##### INFORMATION PROVIDED #####

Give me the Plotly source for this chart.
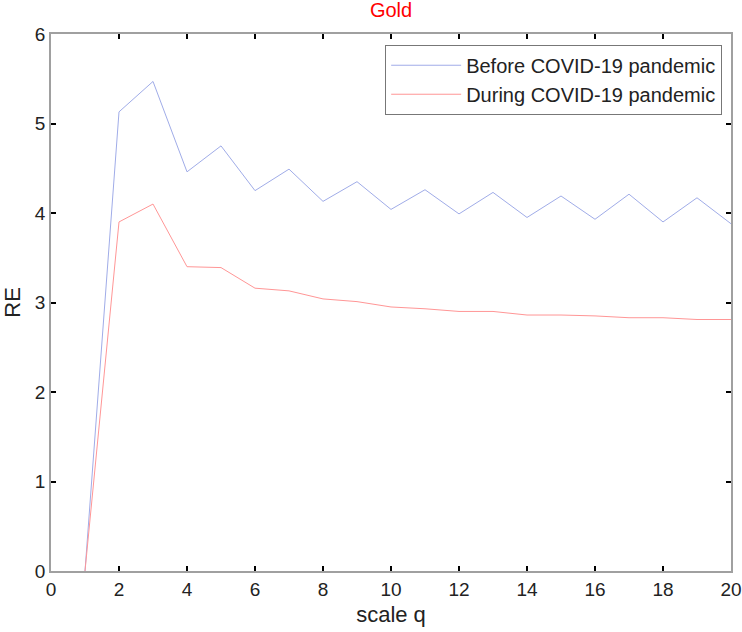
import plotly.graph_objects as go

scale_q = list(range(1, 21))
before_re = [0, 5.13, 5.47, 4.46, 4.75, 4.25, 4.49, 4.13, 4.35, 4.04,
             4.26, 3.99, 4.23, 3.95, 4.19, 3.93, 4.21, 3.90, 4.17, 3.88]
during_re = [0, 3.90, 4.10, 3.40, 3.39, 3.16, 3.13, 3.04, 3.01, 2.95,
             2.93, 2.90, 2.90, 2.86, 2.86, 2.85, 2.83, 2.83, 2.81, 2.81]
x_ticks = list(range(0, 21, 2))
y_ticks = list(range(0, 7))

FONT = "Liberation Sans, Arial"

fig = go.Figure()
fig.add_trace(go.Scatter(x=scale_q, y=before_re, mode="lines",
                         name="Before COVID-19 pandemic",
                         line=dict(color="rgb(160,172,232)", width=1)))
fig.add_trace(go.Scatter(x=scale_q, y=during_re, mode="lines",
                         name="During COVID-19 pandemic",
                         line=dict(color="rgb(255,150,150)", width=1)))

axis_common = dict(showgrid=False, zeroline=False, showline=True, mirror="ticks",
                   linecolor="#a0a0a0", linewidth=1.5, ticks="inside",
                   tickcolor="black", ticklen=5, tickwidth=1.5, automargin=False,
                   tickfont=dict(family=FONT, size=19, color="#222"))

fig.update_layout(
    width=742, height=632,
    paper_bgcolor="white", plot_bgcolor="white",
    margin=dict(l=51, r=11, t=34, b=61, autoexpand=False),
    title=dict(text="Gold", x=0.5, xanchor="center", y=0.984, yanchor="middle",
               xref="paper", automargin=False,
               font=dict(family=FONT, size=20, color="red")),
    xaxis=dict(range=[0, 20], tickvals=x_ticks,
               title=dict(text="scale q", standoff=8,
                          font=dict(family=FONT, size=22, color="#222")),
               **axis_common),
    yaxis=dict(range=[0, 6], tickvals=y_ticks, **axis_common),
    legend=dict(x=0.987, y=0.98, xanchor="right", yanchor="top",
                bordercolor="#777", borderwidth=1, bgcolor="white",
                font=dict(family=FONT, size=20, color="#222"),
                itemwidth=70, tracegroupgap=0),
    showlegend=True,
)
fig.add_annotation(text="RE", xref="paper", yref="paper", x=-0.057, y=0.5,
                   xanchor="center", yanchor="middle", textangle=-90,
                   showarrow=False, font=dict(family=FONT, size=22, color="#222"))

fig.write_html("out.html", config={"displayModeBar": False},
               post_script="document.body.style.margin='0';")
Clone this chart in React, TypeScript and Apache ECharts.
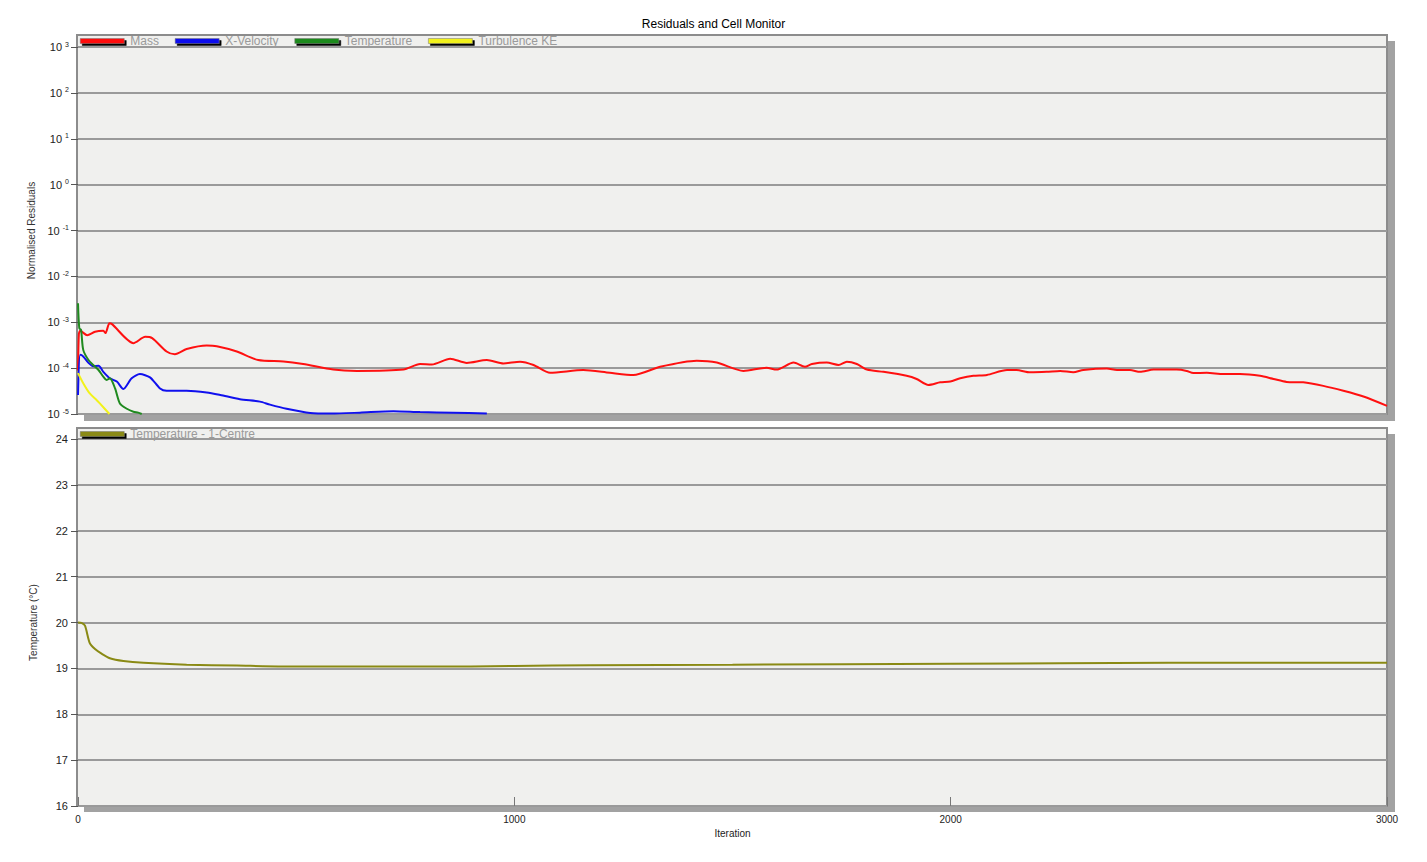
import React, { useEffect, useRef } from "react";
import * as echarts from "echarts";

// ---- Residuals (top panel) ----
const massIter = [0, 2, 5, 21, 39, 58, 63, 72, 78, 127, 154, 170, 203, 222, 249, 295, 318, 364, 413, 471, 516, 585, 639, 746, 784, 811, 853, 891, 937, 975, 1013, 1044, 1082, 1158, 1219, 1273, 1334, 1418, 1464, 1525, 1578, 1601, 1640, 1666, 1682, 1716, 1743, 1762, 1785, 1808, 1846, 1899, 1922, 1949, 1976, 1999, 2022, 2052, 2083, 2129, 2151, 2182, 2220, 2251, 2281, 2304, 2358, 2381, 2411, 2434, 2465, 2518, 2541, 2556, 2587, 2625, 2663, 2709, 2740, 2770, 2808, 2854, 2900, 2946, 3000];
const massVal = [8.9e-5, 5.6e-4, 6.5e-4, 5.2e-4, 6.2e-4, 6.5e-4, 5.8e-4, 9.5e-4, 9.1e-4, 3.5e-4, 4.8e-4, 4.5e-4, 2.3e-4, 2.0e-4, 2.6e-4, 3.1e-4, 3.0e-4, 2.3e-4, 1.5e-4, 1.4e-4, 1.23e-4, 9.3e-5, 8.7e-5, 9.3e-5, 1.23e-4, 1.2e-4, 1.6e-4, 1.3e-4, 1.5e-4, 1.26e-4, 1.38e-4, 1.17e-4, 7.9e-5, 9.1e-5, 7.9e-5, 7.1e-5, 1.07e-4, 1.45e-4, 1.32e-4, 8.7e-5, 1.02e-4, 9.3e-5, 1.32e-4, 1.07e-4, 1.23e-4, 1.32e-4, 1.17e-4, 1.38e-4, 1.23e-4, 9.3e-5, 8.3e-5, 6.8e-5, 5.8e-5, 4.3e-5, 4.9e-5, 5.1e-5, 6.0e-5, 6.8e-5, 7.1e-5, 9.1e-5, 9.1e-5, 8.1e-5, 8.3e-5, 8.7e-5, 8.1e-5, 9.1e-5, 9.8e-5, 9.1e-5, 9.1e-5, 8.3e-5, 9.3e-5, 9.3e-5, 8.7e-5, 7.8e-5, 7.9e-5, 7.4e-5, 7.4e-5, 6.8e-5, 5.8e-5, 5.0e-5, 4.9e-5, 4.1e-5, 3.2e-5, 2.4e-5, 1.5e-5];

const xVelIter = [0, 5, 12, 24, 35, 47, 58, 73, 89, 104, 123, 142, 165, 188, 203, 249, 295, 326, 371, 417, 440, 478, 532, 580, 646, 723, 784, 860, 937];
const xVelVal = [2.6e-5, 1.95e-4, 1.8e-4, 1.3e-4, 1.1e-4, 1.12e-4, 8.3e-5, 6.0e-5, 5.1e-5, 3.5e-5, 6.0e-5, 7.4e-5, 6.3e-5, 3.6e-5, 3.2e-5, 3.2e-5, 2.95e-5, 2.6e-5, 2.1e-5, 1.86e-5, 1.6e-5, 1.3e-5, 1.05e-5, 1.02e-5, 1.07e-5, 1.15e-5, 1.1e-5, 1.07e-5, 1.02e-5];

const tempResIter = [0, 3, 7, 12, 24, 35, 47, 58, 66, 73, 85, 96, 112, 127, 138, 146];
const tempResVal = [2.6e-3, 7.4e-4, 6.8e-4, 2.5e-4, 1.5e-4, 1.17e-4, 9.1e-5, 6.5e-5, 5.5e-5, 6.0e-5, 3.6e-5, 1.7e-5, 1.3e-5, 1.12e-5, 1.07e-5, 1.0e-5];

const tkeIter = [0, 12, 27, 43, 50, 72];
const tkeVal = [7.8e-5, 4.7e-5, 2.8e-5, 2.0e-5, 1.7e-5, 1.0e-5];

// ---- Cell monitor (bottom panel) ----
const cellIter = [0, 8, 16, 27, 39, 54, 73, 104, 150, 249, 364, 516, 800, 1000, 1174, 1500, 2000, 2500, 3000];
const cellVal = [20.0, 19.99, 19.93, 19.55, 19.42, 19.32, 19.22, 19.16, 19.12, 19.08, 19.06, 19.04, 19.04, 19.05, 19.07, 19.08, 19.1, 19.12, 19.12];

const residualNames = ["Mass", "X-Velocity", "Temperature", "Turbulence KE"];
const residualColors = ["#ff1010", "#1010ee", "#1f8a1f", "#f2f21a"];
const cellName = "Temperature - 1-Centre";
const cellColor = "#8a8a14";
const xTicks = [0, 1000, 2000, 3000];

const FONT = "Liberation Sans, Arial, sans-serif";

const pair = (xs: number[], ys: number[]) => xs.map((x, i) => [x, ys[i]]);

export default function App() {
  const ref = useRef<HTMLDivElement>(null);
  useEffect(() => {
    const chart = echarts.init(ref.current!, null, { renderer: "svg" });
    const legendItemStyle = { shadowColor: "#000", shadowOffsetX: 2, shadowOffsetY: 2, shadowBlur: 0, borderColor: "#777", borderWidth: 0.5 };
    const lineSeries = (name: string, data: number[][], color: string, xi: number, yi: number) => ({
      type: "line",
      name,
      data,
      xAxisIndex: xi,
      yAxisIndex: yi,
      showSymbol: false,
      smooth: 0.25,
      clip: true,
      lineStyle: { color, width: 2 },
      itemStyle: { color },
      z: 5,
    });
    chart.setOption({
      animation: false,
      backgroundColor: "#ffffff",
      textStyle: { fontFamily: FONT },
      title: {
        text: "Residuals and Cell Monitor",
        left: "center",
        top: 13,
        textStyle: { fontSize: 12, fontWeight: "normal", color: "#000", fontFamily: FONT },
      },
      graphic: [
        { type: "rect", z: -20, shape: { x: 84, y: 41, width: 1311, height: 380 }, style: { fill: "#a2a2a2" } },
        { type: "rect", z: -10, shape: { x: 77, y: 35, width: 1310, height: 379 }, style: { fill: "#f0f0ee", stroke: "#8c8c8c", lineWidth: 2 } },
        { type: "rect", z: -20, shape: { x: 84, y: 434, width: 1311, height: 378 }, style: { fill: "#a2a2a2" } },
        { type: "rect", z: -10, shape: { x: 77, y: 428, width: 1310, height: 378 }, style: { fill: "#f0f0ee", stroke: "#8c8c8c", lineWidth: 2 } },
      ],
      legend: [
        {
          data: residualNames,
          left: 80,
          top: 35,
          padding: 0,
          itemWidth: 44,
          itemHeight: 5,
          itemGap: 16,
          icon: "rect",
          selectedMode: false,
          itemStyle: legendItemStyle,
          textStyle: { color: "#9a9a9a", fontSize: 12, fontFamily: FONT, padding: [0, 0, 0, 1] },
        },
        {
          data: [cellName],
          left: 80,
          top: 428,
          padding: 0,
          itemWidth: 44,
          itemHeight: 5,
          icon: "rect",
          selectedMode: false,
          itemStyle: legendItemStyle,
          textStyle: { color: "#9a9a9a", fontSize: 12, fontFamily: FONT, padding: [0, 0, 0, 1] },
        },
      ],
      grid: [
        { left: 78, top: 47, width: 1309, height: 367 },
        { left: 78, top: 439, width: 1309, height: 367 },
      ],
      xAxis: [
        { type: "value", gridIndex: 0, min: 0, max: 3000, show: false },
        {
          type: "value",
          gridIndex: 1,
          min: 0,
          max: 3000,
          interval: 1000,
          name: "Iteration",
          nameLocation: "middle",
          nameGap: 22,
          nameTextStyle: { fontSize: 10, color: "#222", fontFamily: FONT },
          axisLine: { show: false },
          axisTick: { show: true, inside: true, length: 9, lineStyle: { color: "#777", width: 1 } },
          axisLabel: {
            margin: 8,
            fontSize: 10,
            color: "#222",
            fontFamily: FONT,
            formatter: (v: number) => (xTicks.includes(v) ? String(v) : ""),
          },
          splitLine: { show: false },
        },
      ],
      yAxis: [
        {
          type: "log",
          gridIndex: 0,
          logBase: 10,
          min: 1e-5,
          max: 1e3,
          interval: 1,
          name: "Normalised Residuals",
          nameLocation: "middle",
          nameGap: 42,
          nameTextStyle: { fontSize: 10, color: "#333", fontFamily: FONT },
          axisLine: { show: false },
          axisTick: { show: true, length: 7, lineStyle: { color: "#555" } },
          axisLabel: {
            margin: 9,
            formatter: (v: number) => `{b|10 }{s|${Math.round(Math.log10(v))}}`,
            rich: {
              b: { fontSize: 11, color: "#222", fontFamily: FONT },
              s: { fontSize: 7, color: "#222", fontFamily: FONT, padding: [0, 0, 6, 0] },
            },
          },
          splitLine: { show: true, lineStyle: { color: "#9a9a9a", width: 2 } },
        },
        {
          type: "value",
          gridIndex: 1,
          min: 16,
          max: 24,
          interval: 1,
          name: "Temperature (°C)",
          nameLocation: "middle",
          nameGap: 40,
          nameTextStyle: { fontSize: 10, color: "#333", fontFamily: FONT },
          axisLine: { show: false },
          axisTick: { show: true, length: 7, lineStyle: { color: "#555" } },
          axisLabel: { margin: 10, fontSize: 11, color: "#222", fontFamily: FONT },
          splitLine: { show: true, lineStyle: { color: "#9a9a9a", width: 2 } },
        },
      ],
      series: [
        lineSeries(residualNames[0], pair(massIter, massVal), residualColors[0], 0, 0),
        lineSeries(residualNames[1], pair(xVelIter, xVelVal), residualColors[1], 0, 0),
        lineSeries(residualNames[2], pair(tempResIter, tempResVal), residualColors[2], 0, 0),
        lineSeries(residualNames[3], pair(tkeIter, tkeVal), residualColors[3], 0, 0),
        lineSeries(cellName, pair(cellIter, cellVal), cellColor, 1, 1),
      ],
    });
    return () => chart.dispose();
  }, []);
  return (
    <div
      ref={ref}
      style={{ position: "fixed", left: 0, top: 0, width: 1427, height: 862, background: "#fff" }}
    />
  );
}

#####

TASK STATEMENT: Using the data above, copy exactly the lines from the one containing "Clone this chart" to the one containing "import * as", inclusive. Exclude the pictures.

FINAL RESULT:
Clone this chart in React, TypeScript and Apache ECharts.
import React, { useEffect, useRef } from "react";
import * as echarts from "echarts";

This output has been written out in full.